═════ Given information ═════

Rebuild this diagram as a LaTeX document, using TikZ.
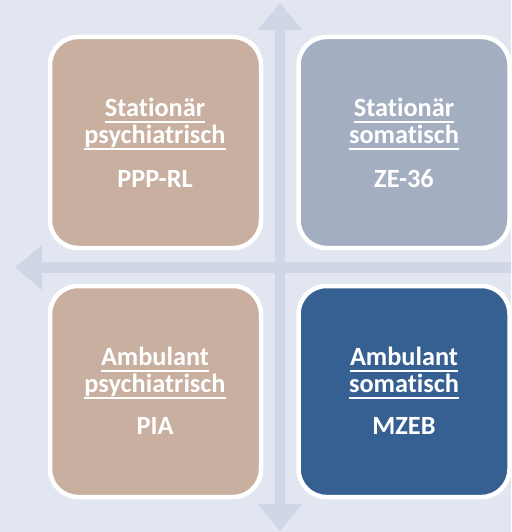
\documentclass[tikz,border=0pt]{standalone}
\usepackage{fontspec}
\setmainfont{Carlito}[Ligatures=NoCommon]
\usetikzlibrary{arrows.meta}
\definecolor{bgc}{HTML}{E2E6F1}
\definecolor{axisc}{HTML}{CFD7E7}
\definecolor{tanc}{HTML}{C9AF9F}
\definecolor{greyc}{HTML}{A4AEC1}
\definecolor{darkc}{HTML}{366092}
\newcommand\myul[1]{{\setbox0\hbox{#1}\rlap{\rule[-7pt]{\wd0}{2pt}}\box0}}
\tikzset{
  quad/.style={draw=white, line width=4.5pt, rounded corners=28pt,
    minimum width=211pt, minimum height=211pt, inner sep=0pt},
  lbl/.style={text=white, font=\fontsize{26.3}{27}\selectfont\bfseries, align=center, inner sep=0pt},
  axis/.style={axisc, line width=10.5pt,
    {Triangle[width=43pt,length=27pt]}-{Triangle[width=43pt,length=27pt]}}
}
\begin{document}
\begin{tikzpicture}[x=1pt,y=-1pt]
\fill[bgc] (0,0) rectangle (511,532);
\useasboundingbox (0,0) rectangle (511,532);
\begin{scope}
\clip (0,0) rectangle (511,532);
\coordinate (vt) at (280,3);
\coordinate (vb) at (280,531);
\coordinate (hl) at (15,267.5);
\coordinate (hr) at (545,267.5);
\draw[axis] (vt) -- (vb);
\draw[axis] (hl) -- (hr);
\end{scope}
\node[quad, fill=tanc] (tl) at (155.5,142.5) {};
\node[quad, fill=greyc] (tr) at (404,142.5) {};
\node[quad, fill=tanc] (bl) at (155.5,391.5) {};
\node[quad, fill=darkc] (br) at (404,391.5) {};
\node[lbl, anchor=base] (tlt) at (155,187) {\myul{Stationär}\\\myul{psychiatrisch}\\[17pt]PPP-RL};
\node[lbl, anchor=base] (trt) at (404,187) {\myul{Stationär}\\\myul{somatisch}\\[17pt]ZE-36};
\node[lbl, anchor=base] (blt) at (155,434) {\myul{Ambulant}\\\myul{psychiatrisch}\\[15pt]PIA};
\node[lbl, anchor=base] (brt) at (404,434) {\myul{Ambulant}\\\myul{somatisch}\\[15pt]MZEB};
\end{tikzpicture}
\end{document}
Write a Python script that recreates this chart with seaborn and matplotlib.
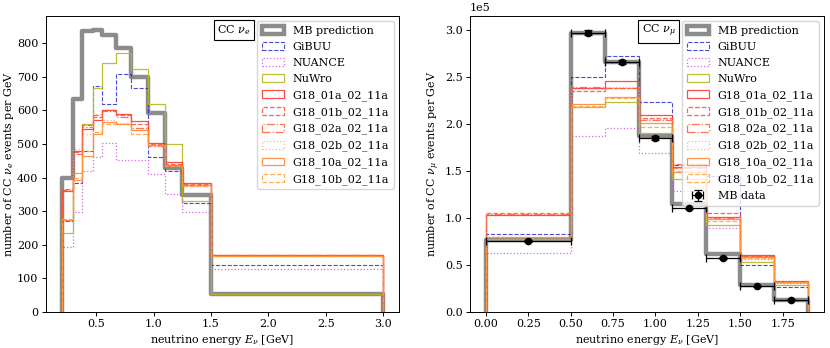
import numpy as np
import pandas as pd
import matplotlib
matplotlib.use("Agg")
import matplotlib.pyplot as plt
import seaborn as sns
from matplotlib.patches import Patch

# ---- nu_e panel ----
nue_edges = [0.2, 0.3, 0.375, 0.475, 0.55, 0.675, 0.8, 0.95, 1.1, 1.25, 1.5, 3.0]
nue_mb = [400, 633, 835, 840, 825, 787, 700, 592, 427, 348, 52]
nue_gibuu = [270, 383, 480, 672, 618, 707, 668, 460, 418, 325, 138]
nue_nuance = [193, 298, 420, 462, 503, 452, 453, 410, 350, 298, 127]
nue_nuwro = [235, 413, 558, 668, 740, 772, 722, 620, 500, 330, 52]
nue_g18_01a = [360, 478, 545, 572, 602, 590, 567, 502, 445, 383, 168]
nue_g18_01b = [365, 475, 555, 580, 600, 585, 558, 500, 440, 380, 168]
nue_g18_02a = [362, 470, 550, 585, 598, 580, 548, 495, 435, 378, 168]
nue_g18_02b = [272, 485, 530, 590, 570, 562, 540, 495, 437, 375, 167]
nue_g18_10a = [272, 393, 465, 530, 565, 558, 540, 498, 438, 377, 166]
nue_g18_10b = [275, 400, 480, 535, 560, 560, 530, 497, 435, 375, 166]

# ---- nu_mu panel ----
numu_edges = [0.0, 0.5, 0.7, 0.9, 1.1, 1.3, 1.5, 1.7, 1.9]
numu_mb = [77000, 297000, 266000, 187000, 115000, 62000, 29000, 13000]
numu_gibuu = [82500, 250000, 273000, 224000, 156000, 145000, 50000, 26000]
numu_nuance = [63000, 187000, 195500, 169000, 129000, 89000, 56700, 30800]
numu_nuwro = [78000, 218000, 224000, 190500, 142000, 93000, 53000, 28300]
numu_g18_01a = [103500, 238000, 245500, 210000, 154800, 101000, 60500, 32600]
numu_g18_01b = [105000, 235000, 238000, 207000, 157500, 105000, 59000, 32000]
numu_g18_02a = [104000, 240000, 238000, 204000, 153000, 100000, 59000, 32000]
numu_g18_02b = [105000, 237000, 240000, 205000, 153000, 100000, 58000, 31000]
numu_g18_10a = [80000, 221000, 229000, 201000, 149000, 99000, 58000, 32000]
numu_g18_10b = [80000, 219000, 228000, 197000, 150000, 97000, 57000, 32000]

numu_data_x = [0.25, 0.6, 0.8, 1.0, 1.2, 1.4, 1.6, 1.8]
numu_data_y = [75500, 297500, 266000, 185000, 111000, 57700, 27300, 13100]
numu_data_xerr = [0.25, 0.1, 0.1, 0.1, 0.1, 0.1, 0.1, 0.1]
numu_data_yerr = [1500, 3000, 2500, 2000, 1500, 1000, 700, 500]

labels = ["MB prediction", "GiBUU", "NUANCE", "NuWro",
          "G18_01a_02_11a", "G18_01b_02_11a", "G18_02a_02_11a",
          "G18_02b_02_11a", "G18_10a_02_11a", "G18_10b_02_11a"]

# style per series: (color, linestyle, linewidth, alpha)
styles = [
    ("#808080", "-", 3.2, 0.9),
    ("#2a2acc", "--", 0.8, 0.85),
    ("#cc44dd", ":", 0.9, 0.8),
    ("#b8b820", "-", 0.9, 0.9),
    ("#ff2a2a", "-", 0.9, 0.85),
    ("#ff4a30", "--", 0.9, 0.85),
    ("#ff5a33", "-.", 0.9, 0.85),
    ("#ffa080", ":", 0.9, 0.85),
    ("#ff8030", "-", 0.9, 0.85),
    ("#ffa030", "--", 0.9, 0.85),
]

sns.set_style("ticks", rc={"axes.edgecolor": "black", "text.color": "black",
                           "axes.labelcolor": "black", "xtick.color": "black",
                           "ytick.color": "black", "xtick.direction": "out",
                           "ytick.direction": "out"})
plt.rcParams["font.family"] = ["DejaVu Serif"]
plt.rcParams["mathtext.fontset"] = "dejavuserif"
plt.rcParams["font.size"] = 8
plt.rcParams["legend.fontsize"] = 8
plt.rcParams["legend.labelspacing"] = 0.55
for a in ("xtick", "ytick"):
    plt.rcParams[a + ".major.size"] = 2.8
    plt.rcParams[a + ".major.pad"] = 2.4
    plt.rcParams[a + ".major.width"] = 0.7
plt.rcParams["axes.linewidth"] = 0.7


def step_frame(edges, vals):
    # outline of a histogram, dropping to zero on both ends
    x = [edges[0]] + list(edges)
    y = [0] + list(vals) + [0]
    return pd.DataFrame({"x": x, "y": y})


def draw_panel(ax, edges, series):
    handles = []
    for vals, lab, (c, ls, lw, a) in zip(series, labels, styles):
        df = step_frame(edges, vals)
        sns.lineplot(data=df, x="x", y="y", ax=ax, estimator=None, sort=False,
                     drawstyle="steps-post", color=c, linestyle=ls,
                     linewidth=lw, alpha=a)
        handles.append(Patch(facecolor="none", edgecolor=c, linestyle=ls,
                             linewidth=lw, alpha=a, label=lab))
    return handles


fig = plt.figure(figsize=(8.3, 3.48), dpi=100)
ax1 = fig.add_axes([0.055, 0.104, 0.426, 0.851])
ax2 = fig.add_axes([0.566, 0.104, 0.427, 0.851])

h1 = draw_panel(ax1, nue_edges, [nue_mb, nue_gibuu, nue_nuance, nue_nuwro,
                                 nue_g18_01a, nue_g18_01b, nue_g18_02a,
                                 nue_g18_02b, nue_g18_10a, nue_g18_10b])
ax1.set_ylim(bottom=0)
ax1.set_xlabel(r"neutrino energy $E_\nu$ [GeV]", labelpad=2.5)
ax1.set_ylabel(r"number of CC $\nu_e$ events per GeV", labelpad=0.5)
ax1.legend(handles=h1, loc="upper right")
ax1.text(0.485, 0.975, r"CC $\nu_e$", transform=ax1.transAxes, va="top",
         ha="left", fontsize=8,
         bbox=dict(boxstyle="square,pad=0.3", fc="white", ec="black", lw=0.8))

h2 = draw_panel(ax2, numu_edges, [numu_mb, numu_gibuu, numu_nuance, numu_nuwro,
                                  numu_g18_01a, numu_g18_01b, numu_g18_02a,
                                  numu_g18_02b, numu_g18_10a, numu_g18_10b])
eb = ax2.errorbar(numu_data_x, numu_data_y, xerr=numu_data_xerr, yerr=numu_data_yerr,
                  fmt="o", color="black", markersize=4.5, capsize=3, elinewidth=0.9,
                  capthick=0.9, zorder=5)
ax2.set_ylim(bottom=0)
ax2.ticklabel_format(axis="y", style="sci", scilimits=(0, 0))
ax2.set_xlabel(r"neutrino energy $E_\nu$ [GeV]", labelpad=2.5)
ax2.set_ylabel(r"number of CC $\nu_\mu$ events per GeV", labelpad=2)
ax2.legend(handles=h2 + [eb], labels=labels + ["MB data"], loc="upper right")
ax2.text(0.485, 0.975, r"CC $\nu_\mu$", transform=ax2.transAxes, va="top",
         ha="left", fontsize=8,
         bbox=dict(boxstyle="square,pad=0.3", fc="white", ec="black", lw=0.8))

fig.savefig("out.png", dpi=100)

═════

Set exercise
Any pictures should be left out. Reproduce every line from the one holding "Write a Python" down to the one holding "from matplotlib.patches import Patch", both of those lines included.

The response
Write a Python script that recreates this chart with seaborn and matplotlib.
import numpy as np
import pandas as pd
import matplotlib
matplotlib.use("Agg")
import matplotlib.pyplot as plt
import seaborn as sns
from matplotlib.patches import Patch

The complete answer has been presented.